Migration to urban areas is exploding, with half of the world’s 7.4 billion people already living in cities, a figure that could increase by about 3 billion in the next thirty years. Imagine 150 cities the size of Beijing and Mumbai, for example, popping up on the planet. This can complicate the management of cities and people, as well as cause a dearth of resources.
To address the issue, some cities are offering incentives for people to move back to rural areas with relocation grants and tax breaks, as in the case of Ireland. However, a more systematic and sustainable solution requires a smarter response to this impending crisis.
Building smart cities has, for some time now, been the trend among governments, in partnership with private developers and companies, to enhance city living. New ideas are being developed to change the way cities and people are managed, while also enhancing the quality of life in general.
These initiatives are meant to introduce technology into the fabric of urbanisation, not just for the sake of convenience and efficiency, but also for the optimum use of resources and distribution of benefits. Over the long term, smart cities can also save governments huge amounts of money.
Some have become successful, reaping the benefits of integrating technology within and through a city’s development.

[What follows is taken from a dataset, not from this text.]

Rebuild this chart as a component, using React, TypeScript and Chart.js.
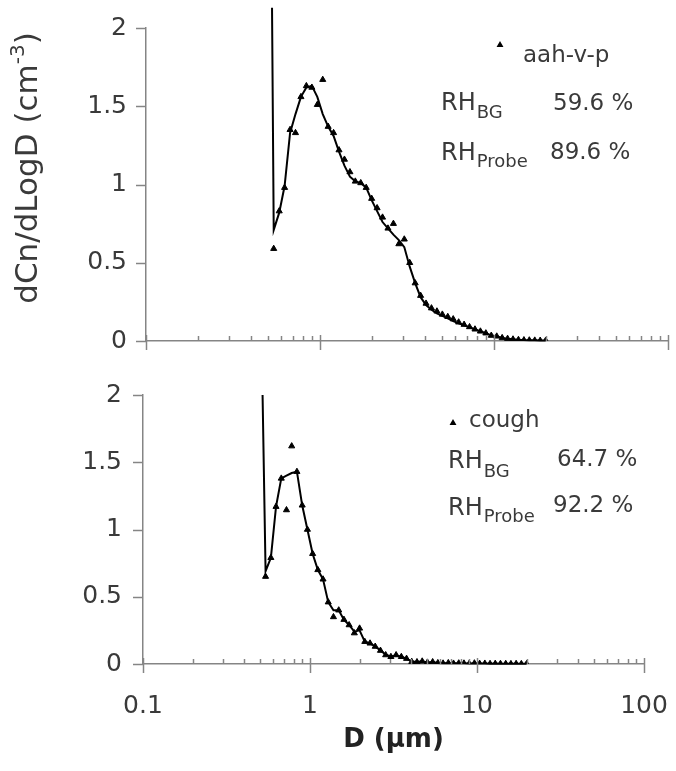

A perfect example of this is Songdo City in South Korea. Located just outside of the capital Seoul, the Songdo International Business District, which was completely built from scratch, turned more than 20 million square feet of LEED-certified space into a smart and sustainable city that has helped mitigate the scourge of modern living with the use of sensors to monitor energy use, for instance. This example illustrates how a visionary masterplan, when executed properly, can pave the way for growth and development.
Serving the purpose
Apart from smart planning, another important consideration for future developers is that a smart city must have a purpose. The Line — a city within the Neom mega development in Saudi Arabia — will have no cars and have zero carbon emissions. It will also wonderfully preserve 95 per cent of its natural resources. This impressive development is part of Saudi Arabia’s Vision 2030, which is a key pillar of its economic diversification initiatives seeking to contribute 380,000 jobs to the kingdom’s workforce and SAR180 billion (USD48 billion) to its domestic GDP by 2030. It has clearly identified its purpose as a community for people living in harmony with nature. This central feature, backed by technology, is the basis on which the whole development is designed.
For smart cities to thrive, smart infrastructure is critical. Incorporating technology and mobility, along with environmental and economic considerations, and seamlessly connecting all these components, is no easy feat and requires much forethought and agility. Managing Big Data — a field that treats ways to analyse, systematically extract information from, or otherwise deal with data sets that are too large or complex to be deal with by traditional data-processing application software — is key as smart city developments are not just about building digital interfaces, but about using technology properly and purposefully to ensure that the right decisions are made.
Beyond issues related to development, a smart city needs to be, first and foremost, transparent. Vietnam’s Phú Mỹ Hưng — a planned city located in District 7, south of Ho Chi Minh City — is a prime example. City planners worked within legal framework at the national and municipal levels to ensure complete transparency in transactions, given the huge sums of investment involved and the commitment to fast-track the development of the project. Transparency can also help avoid disputes, which can be a nuisance and costly. With the growing adoption of blockchain technologies, future smart city planners can use the platform to ensure better transparency.
The next few years will be critical, as we are trying to cope with decades of a massive urbanisation implosion. Governmental authorities, along with business leaders and civil society, must look at the crisis with a greater sense of urgency and as an opportunity to make our future liveable and sustainable, one where we are able to successfully manage pollution and poverty, among other ills of society, creating a future centred on healthy and prosperous living for all citizens.